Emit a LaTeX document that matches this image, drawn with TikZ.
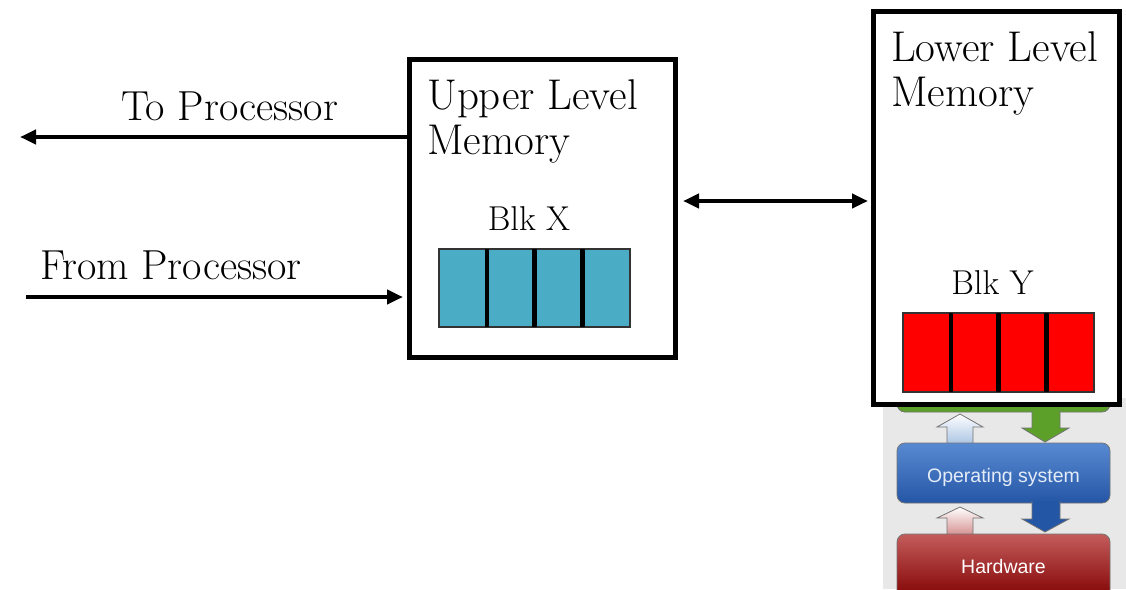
\documentclass[tikz,border=0pt]{standalone}
\usepackage{fontspec}
\newfontfamily\osfont{Liberation Sans}
\usetikzlibrary{arrows.meta}
\definecolor{blkteal}{RGB}{75,172,198}
\definecolor{blkred}{RGB}{255,0,0}
\definecolor{panelgray}{RGB}{232,232,232}
\definecolor{appgreen}{RGB}{92,160,42}
\definecolor{ostop}{RGB}{88,138,210}
\definecolor{osbot}{RGB}{36,86,166}
\definecolor{hwtop}{RGB}{196,92,92}
\definecolor{hwbot}{RGB}{128,0,0}
\definecolor{uparrowbot}{RGB}{168,194,226}
\definecolor{pinkbot}{RGB}{212,140,140}
\definecolor{ostext}{RGB}{228,236,248}
\begin{document}
\begin{tikzpicture}[x=1pt,y=-1pt,
  bigtri/.tip={Triangle[length=16pt,width=14pt]},
  membox/.style={draw=black, line width=4.5pt, fill=white, inner sep=0pt, outer sep=0pt},
  title/.style={font=\fontsize{43}{45}\selectfont, align=left, inner sep=0pt, anchor=north west},
  lab/.style={font=\fontsize{42}{46}\selectfont, inner sep=0pt, anchor=base west},
  blklab/.style={font=\fontsize{34.5}{40}\selectfont, inner sep=0pt, anchor=base},
  cell/.style={draw=black!80, line width=1.2pt, minimum width=47.75pt, inner sep=0pt, outer sep=0pt},
  divider/.style={line width=4.5pt},
  arr/.style={line width=4pt, -bigtri},
  osshape/.style={draw=black!55, line width=0.8pt},
  osbox/.style={osshape, rounded corners=8pt, minimum width=213pt, inner sep=0pt,
    font=\osfont\fontsize{19.5}{22}\selectfont, text=ostext, text depth=0pt}]
\useasboundingbox (0,0) rectangle (1126,589);

% ---- operating-system layer graphic ----
\fill[panelgray] (883,398) rectangle (1126,589);
\draw[osshape, fill=appgreen, rounded corners=8pt] (897,360) rectangle (1110,412);
\draw[osshape, fill=appgreen] (1032,410) -- (1032,428) -- (1022,428) -- (1045,442)
  -- (1069,428) -- (1060,428) -- (1060,410);
\draw[osshape, top color=white, bottom color=uparrowbot] (947,445) -- (947,427) -- (937,427)
  -- (960,414) -- (983,427) -- (973,427) -- (973,445);
\node[osbox, minimum height=60pt, text height=18pt, top color=ostop, bottom color=osbot] (os) at (1003.5,473) {Operating system};
\draw[osshape, fill=osbot] (1032,501) -- (1032,519) -- (1022,519) -- (1045,532)
  -- (1069,519) -- (1060,519) -- (1060,501);
\draw[osshape, top color=white, bottom color=pinkbot] (947,536) -- (947,518) -- (937,518)
  -- (960,507) -- (983,518) -- (973,518) -- (973,536);
\node[osbox, minimum height=66pt, text height=12pt, top color=hwtop, bottom color=hwbot, text=white] (hw) at (1003.5,567) {Hardware};

% ---- memory boxes ----
\node[membox, minimum width=266pt, minimum height=298pt] (upper) at (542.5,208.5) {};
\node[membox, minimum width=246pt, minimum height=393pt] (lower) at (996.5,208) {};

\node[title] (uptitle) at (427,79) {Upper Level\\Memory};
\node[title] (lowtitle) at (891,31) {Lower Level\\Memory};

\node[blklab] (blkx) at (529,230) {Blk X};
\node[blklab] (blky) at (992.5,294) {Blk Y};

% block X: four cells
\foreach \i/\cx in {1/462.875,2/510.625,3/558.375,4/606.125}
  \node[cell, minimum height=78pt, fill=blkteal] (x\i) at (\cx,288) {};
\foreach \i in {1,2,3}
  \draw[divider] (x\i.north east) -- (x\i.south east);

% block Y: four cells
\foreach \i/\cx in {1/926.875,2/974.625,3/1022.375,4/1070.125}
  \node[cell, minimum height=79pt, fill=blkred] (y\i) at (\cx,352.5) {};
\foreach \i in {1,2,3}
  \draw[divider] (y\i.north east) -- (y\i.south east);

% ---- processor connections ----
\coordinate (toP) at (20,137);
\coordinate (fromP) at (26,297);
\coordinate (linkY) at (0,201);
\draw[arr] (upper.west |- toP) -- (toP);
\draw[arr, shorten >=6.5pt] (fromP) -- (fromP -| upper.west);
\draw[arr, bigtri-bigtri, shorten <=7.5pt, shorten >=5.5pt] (upper.east |- linkY) -- (lower.west |- linkY);

\node[lab] (tolab) at (121,120) {To Processor};
\node[lab] (fromlab) at (40,279) {From Processor};
\end{tikzpicture}
\end{document}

### PROBLEM REQUIREMENTS
Transcribe the material exactly, and leave out whatever pictures it holds.

### TASK SOLUTION
Emit a LaTeX document that matches this image, drawn with TikZ.
\documentclass[tikz,border=0pt]{standalone}
\usepackage{fontspec}
\newfontfamily\osfont{Liberation Sans}
\usetikzlibrary{arrows.meta}
\definecolor{blkteal}{RGB}{75,172,198}
\definecolor{blkred}{RGB}{255,0,0}
\definecolor{panelgray}{RGB}{232,232,232}
\definecolor{appgreen}{RGB}{92,160,42}
\definecolor{ostop}{RGB}{88,138,210}
\definecolor{osbot}{RGB}{36,86,166}
\definecolor{hwtop}{RGB}{196,92,92}
\definecolor{hwbot}{RGB}{128,0,0}
\definecolor{uparrowbot}{RGB}{168,194,226}
\definecolor{pinkbot}{RGB}{212,140,140}
\definecolor{ostext}{RGB}{228,236,248}
\begin{document}
\begin{tikzpicture}[x=1pt,y=-1pt,
  bigtri/.tip={Triangle[length=16pt,width=14pt]},
  membox/.style={draw=black, line width=4.5pt, fill=white, inner sep=0pt, outer sep=0pt},
  title/.style={font=\fontsize{43}{45}\selectfont, align=left, inner sep=0pt, anchor=north west},
  lab/.style={font=\fontsize{42}{46}\selectfont, inner sep=0pt, anchor=base west},
  blklab/.style={font=\fontsize{34.5}{40}\selectfont, inner sep=0pt, anchor=base},
  cell/.style={draw=black!80, line width=1.2pt, minimum width=47.75pt, inner sep=0pt, outer sep=0pt},
  divider/.style={line width=4.5pt},
  arr/.style={line width=4pt, -bigtri},
  osshape/.style={draw=black!55, line width=0.8pt},
  osbox/.style={osshape, rounded corners=8pt, minimum width=213pt, inner sep=0pt,
    font=\osfont\fontsize{19.5}{22}\selectfont, text=ostext, text depth=0pt}]
\useasboundingbox (0,0) rectangle (1126,589);

% ---- operating-system layer graphic ----
\fill[panelgray] (883,398) rectangle (1126,589);
\draw[osshape, fill=appgreen, rounded corners=8pt] (897,360) rectangle (1110,412);
\draw[osshape, fill=appgreen] (1032,410) -- (1032,428) -- (1022,428) -- (1045,442)
  -- (1069,428) -- (1060,428) -- (1060,410);
\draw[osshape, top color=white, bottom color=uparrowbot] (947,445) -- (947,427) -- (937,427)
  -- (960,414) -- (983,427) -- (973,427) -- (973,445);
\node[osbox, minimum height=60pt, text height=18pt, top color=ostop, bottom color=osbot] (os) at (1003.5,473) {Operating system};
\draw[osshape, fill=osbot] (1032,501) -- (1032,519) -- (1022,519) -- (1045,532)
  -- (1069,519) -- (1060,519) -- (1060,501);
\draw[osshape, top color=white, bottom color=pinkbot] (947,536) -- (947,518) -- (937,518)
  -- (960,507) -- (983,518) -- (973,518) -- (973,536);
\node[osbox, minimum height=66pt, text height=12pt, top color=hwtop, bottom color=hwbot, text=white] (hw) at (1003.5,567) {Hardware};

% ---- memory boxes ----
\node[membox, minimum width=266pt, minimum height=298pt] (upper) at (542.5,208.5) {};
\node[membox, minimum width=246pt, minimum height=393pt] (lower) at (996.5,208) {};

\node[title] (uptitle) at (427,79) {Upper Level\\Memory};
\node[title] (lowtitle) at (891,31) {Lower Level\\Memory};

\node[blklab] (blkx) at (529,230) {Blk X};
\node[blklab] (blky) at (992.5,294) {Blk Y};

% block X: four cells
\foreach \i/\cx in {1/462.875,2/510.625,3/558.375,4/606.125}
  \node[cell, minimum height=78pt, fill=blkteal] (x\i) at (\cx,288) {};
\foreach \i in {1,2,3}
  \draw[divider] (x\i.north east) -- (x\i.south east);

% block Y: four cells
\foreach \i/\cx in {1/926.875,2/974.625,3/1022.375,4/1070.125}
  \node[cell, minimum height=79pt, fill=blkred] (y\i) at (\cx,352.5) {};
\foreach \i in {1,2,3}
  \draw[divider] (y\i.north east) -- (y\i.south east);

% ---- processor connections ----
\coordinate (toP) at (20,137);
\coordinate (fromP) at (26,297);
\coordinate (linkY) at (0,201);
\draw[arr] (upper.west |- toP) -- (toP);
\draw[arr, shorten >=6.5pt] (fromP) -- (fromP -| upper.west);
\draw[arr, bigtri-bigtri, shorten <=7.5pt, shorten >=5.5pt] (upper.east |- linkY) -- (lower.west |- linkY);

\node[lab] (tolab) at (121,120) {To Processor};
\node[lab] (fromlab) at (40,279) {From Processor};
\end{tikzpicture}
\end{document}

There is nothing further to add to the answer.